A test pressing of A Cappella was copied and bootlegged under the title, "Runt A Cappella" (CATSVILLE TR-084). This same bootleg was also released as a high quality concert recording of an A Cappella live concert, taken from a recording at the Bismark Theater, on October 25, 1985, that was broadcast via the King Biscuit Flower Hour. The packaging of both bootlegs were the same, so it was unknown whether it was the studio LP or live LP until it was played.

A Cappella would also be Rundgren's first official album for Warner Bros. Records, following the demise of Bearsville Records, which Warner Bros. distributed. Rhino Records would subsequently acquire the rights to the album for release on CD and for online distribution. Following its release, Rundgren put his solo career on hold and would not release another studio album until 1989.

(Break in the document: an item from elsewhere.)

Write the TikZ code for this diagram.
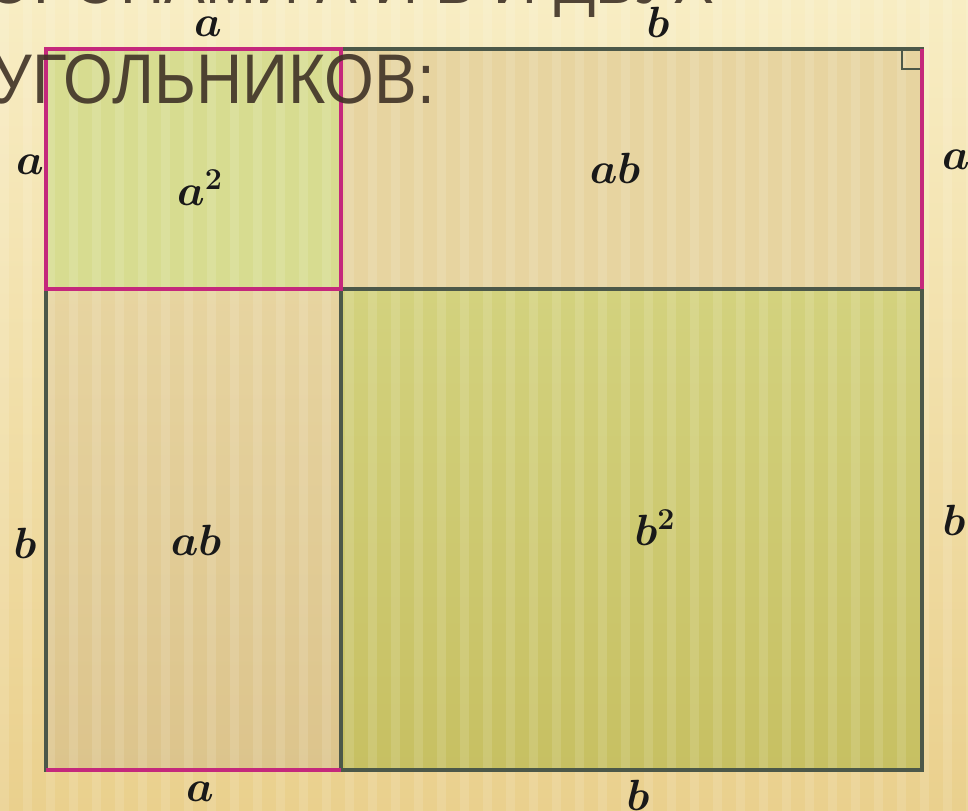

In 1985, Warner Bros. released "Something to Fall Back On" as a single in the United States. Cashbox reviewed the single during the week of December 7, 1985, referring to it as a "curiosity" that "stands on its own as a fine bit of shimmering pop". The following month, the song was released in the United Kingdom. All editions of the single contained Lockjaw as the B-side, with the twelve-inch single also including a dance mix of "Something to Fall Back On". Music Week reviewed the single that same month, calling it a "bright poppy number [that] follows closely on from his duet with Bonnie Tyler."

==Track listing==
All songs written by Todd Rundgren, except where indicated.

- Side one
1. "Blue Orpheus" – 5:02
2. "Johnee Jingo" – 3:51
3. "Pretending to Care" – 3:40
4. "Hodja" – 3:25
5. "Lost Horizon" – 4:57

- Side two
6. "Something to Fall Back On" – 4:13
7. "Miracle in the Bazaar" – 4:12
8. "Lockjaw" – 4:01
9. "Honest Work" – 2:40
10. "Mighty Love" (Joseph B. Jefferson, Bruce Hawes, Charles Simmons) – 3:41

==Personnel==
- Todd Rundgren - all vocals and sounds, art direction, engineer, producer

==Charts==
Album

| Year | Chart | Position |
|---|---|---|
| 1985 | US Billboard Pop Albums | 128 |

==Cover versions and samples==
- British Asian musician Kindness sampled "Pretending to Care" on their song "Cry Everything" on their 2019 album Something Like a War.
- American singer Jennifer Warnes covered "Pretending to Care" on her 1992 album The Hunter, which reached No. 13 on the Billboard Adult Contemporary chart. The song was also covered by Australian singer Daryl Braithwaite on his 1988 album Edge. Both versions featured traditional instrumentation. Singer (and Manhattan Transfer member) Janis Siegel also recorded the song for her 1989 album Short Stories, a collaboration with pianist Fred Hersch.
- Guitarist Paul Gilbert covered "Blue Orpheus" on his 2010 album Fuzz Universe.
- "Honest Work" has been covered by several Irish vocal acts, including Beyond the Pale, Cloudstreet, Pat Sheridan, and Maddy Prior.
- "Hodja" was performed on the first season of the television series, Full House, and was sung by Jesse Cochran (John Stamos), along with his group of friends, The Rippers.
- "Johnee Jingo" has been sampled on hip-hop songs "Drinks Up!" by Madlib and "Earl Flinn" by Slum Village, from the albums WLIB AM: King of the Wigflip and Villa Manifesto respectively.
- "Lost Horizon" was later sampled by Rundgren himself for his track "No World Order" in 1993.